_What is required_
Filter the listing and keep only the lines with the word "Python".

(Figure scripts)
----

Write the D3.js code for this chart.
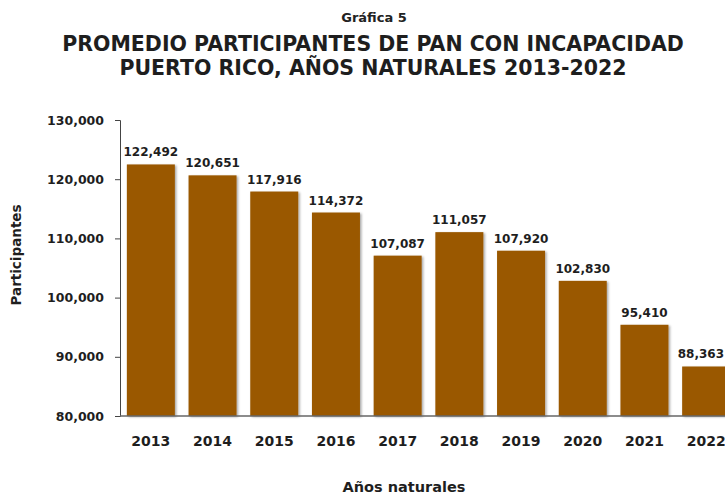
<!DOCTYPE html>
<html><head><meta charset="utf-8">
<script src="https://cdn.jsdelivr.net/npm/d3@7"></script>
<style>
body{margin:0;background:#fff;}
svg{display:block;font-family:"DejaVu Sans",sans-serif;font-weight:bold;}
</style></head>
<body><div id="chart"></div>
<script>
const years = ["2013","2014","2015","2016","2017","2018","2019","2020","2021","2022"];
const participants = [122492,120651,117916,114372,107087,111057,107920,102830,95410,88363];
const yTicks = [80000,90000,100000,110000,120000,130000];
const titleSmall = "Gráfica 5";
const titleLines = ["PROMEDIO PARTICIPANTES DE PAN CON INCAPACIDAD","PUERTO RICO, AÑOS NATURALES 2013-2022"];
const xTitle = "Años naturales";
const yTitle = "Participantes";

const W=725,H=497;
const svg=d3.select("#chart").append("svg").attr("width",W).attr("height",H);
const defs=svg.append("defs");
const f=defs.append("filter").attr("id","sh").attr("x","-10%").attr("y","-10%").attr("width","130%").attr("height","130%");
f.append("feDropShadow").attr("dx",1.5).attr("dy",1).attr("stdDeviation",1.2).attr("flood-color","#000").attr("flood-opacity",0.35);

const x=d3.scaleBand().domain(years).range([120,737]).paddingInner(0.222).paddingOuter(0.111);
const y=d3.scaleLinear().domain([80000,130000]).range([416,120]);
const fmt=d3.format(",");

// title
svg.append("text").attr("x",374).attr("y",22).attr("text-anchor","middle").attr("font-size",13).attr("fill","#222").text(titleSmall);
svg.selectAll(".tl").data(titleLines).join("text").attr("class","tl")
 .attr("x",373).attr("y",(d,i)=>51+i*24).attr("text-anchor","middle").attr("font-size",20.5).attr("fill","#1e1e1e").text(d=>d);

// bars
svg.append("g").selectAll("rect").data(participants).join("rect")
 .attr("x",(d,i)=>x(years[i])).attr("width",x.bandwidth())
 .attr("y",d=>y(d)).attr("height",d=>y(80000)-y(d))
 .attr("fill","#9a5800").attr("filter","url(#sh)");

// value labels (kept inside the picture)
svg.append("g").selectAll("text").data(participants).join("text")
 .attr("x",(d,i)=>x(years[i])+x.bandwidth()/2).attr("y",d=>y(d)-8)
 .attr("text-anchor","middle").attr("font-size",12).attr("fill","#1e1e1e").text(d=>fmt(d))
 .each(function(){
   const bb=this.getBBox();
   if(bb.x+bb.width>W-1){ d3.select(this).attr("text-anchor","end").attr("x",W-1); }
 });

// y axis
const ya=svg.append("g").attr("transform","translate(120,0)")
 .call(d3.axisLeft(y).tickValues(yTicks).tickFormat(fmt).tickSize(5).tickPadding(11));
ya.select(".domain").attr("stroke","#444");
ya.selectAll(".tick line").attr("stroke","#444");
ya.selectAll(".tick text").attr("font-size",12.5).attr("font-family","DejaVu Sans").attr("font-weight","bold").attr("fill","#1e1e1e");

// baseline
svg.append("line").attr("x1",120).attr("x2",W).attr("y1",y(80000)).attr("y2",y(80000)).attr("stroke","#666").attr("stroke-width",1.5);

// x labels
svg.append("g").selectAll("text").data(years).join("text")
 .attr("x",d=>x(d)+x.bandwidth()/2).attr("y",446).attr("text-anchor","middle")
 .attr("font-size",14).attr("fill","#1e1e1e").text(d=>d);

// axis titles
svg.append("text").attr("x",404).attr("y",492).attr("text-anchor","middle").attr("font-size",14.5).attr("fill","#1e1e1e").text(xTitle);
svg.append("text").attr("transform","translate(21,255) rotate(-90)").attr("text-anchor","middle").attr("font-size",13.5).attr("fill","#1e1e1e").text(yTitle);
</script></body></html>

----

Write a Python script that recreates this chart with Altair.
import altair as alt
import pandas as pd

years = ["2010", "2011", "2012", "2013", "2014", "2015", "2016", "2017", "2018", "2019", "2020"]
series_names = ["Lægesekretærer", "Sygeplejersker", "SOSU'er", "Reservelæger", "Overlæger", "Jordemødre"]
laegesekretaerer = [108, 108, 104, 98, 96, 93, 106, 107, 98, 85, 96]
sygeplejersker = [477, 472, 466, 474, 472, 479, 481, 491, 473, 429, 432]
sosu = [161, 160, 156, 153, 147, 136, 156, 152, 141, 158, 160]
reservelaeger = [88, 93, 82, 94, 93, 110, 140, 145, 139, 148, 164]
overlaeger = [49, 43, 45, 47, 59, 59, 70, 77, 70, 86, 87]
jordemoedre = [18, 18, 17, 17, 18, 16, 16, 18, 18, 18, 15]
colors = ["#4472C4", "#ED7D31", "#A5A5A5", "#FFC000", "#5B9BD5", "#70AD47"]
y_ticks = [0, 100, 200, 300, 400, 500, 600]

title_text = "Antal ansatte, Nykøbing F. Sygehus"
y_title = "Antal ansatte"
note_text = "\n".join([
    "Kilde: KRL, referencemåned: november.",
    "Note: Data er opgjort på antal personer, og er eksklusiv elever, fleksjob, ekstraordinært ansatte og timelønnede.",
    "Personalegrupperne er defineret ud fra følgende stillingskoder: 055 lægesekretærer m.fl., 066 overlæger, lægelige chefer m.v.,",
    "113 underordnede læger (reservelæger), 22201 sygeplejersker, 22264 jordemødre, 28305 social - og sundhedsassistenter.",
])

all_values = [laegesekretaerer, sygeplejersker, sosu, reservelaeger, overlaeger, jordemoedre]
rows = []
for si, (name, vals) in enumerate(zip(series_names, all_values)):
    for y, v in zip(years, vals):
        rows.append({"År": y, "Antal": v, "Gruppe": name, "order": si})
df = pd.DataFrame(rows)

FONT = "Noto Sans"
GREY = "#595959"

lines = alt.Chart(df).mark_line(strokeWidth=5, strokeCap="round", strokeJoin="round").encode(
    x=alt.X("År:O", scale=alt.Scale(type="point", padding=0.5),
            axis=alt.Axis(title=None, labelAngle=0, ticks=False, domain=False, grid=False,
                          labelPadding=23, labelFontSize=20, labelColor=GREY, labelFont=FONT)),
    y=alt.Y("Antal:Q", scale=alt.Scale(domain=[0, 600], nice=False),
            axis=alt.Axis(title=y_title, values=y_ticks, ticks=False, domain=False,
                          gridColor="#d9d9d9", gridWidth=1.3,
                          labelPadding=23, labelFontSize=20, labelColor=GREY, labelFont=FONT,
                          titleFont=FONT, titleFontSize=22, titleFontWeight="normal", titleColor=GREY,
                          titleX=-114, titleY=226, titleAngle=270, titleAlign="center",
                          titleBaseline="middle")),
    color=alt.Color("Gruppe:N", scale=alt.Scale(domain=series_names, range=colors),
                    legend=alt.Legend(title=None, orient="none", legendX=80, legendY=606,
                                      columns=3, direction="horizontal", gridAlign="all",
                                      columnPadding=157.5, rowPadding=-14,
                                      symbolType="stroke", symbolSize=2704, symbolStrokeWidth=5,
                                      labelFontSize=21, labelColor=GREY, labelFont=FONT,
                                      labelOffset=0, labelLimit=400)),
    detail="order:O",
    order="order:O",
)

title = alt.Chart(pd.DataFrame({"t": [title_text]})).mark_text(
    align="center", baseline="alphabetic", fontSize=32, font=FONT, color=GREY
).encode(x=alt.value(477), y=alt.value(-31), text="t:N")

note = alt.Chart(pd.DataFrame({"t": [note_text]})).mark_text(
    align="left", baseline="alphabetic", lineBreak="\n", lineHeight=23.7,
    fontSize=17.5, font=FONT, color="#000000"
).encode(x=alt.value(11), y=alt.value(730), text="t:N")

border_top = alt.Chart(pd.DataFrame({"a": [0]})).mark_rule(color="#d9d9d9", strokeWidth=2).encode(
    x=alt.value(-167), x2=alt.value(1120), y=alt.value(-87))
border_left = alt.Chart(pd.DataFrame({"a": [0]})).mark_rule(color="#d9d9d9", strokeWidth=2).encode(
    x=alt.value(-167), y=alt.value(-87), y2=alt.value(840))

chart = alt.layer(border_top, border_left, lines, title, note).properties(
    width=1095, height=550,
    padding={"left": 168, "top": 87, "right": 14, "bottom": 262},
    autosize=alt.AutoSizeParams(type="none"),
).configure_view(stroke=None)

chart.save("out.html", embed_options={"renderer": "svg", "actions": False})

----

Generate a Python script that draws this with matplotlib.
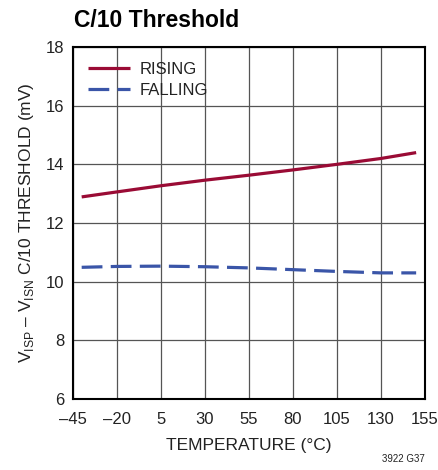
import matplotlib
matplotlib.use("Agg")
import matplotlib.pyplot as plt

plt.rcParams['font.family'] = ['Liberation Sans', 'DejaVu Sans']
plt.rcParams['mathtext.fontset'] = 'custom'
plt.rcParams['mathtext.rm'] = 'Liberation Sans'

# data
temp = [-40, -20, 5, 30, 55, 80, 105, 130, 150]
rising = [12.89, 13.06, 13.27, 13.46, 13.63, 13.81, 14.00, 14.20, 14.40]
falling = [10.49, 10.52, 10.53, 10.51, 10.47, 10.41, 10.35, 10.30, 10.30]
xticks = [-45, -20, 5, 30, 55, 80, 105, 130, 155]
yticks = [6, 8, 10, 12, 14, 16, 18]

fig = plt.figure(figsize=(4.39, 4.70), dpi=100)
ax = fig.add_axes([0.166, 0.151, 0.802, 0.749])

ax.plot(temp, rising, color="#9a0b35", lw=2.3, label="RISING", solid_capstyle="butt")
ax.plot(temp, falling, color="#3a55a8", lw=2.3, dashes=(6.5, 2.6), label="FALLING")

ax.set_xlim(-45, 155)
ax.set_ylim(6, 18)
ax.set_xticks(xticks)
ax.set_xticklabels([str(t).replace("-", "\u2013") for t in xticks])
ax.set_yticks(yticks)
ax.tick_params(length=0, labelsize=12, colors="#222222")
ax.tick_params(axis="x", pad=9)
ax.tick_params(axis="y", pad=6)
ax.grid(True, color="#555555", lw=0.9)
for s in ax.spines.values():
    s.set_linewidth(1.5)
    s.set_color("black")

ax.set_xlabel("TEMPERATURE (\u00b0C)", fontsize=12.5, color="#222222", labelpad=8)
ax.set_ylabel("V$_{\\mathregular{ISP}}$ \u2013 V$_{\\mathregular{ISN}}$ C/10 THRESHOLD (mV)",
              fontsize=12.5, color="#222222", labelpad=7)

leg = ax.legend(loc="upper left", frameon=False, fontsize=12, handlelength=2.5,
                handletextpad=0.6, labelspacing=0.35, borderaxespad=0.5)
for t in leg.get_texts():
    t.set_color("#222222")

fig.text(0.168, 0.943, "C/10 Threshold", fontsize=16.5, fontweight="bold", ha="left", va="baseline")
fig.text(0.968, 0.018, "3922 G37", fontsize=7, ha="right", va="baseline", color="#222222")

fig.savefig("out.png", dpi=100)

----

_Correct output_
Write a Python script that recreates this chart with Altair.
Generate a Python script that draws this with matplotlib.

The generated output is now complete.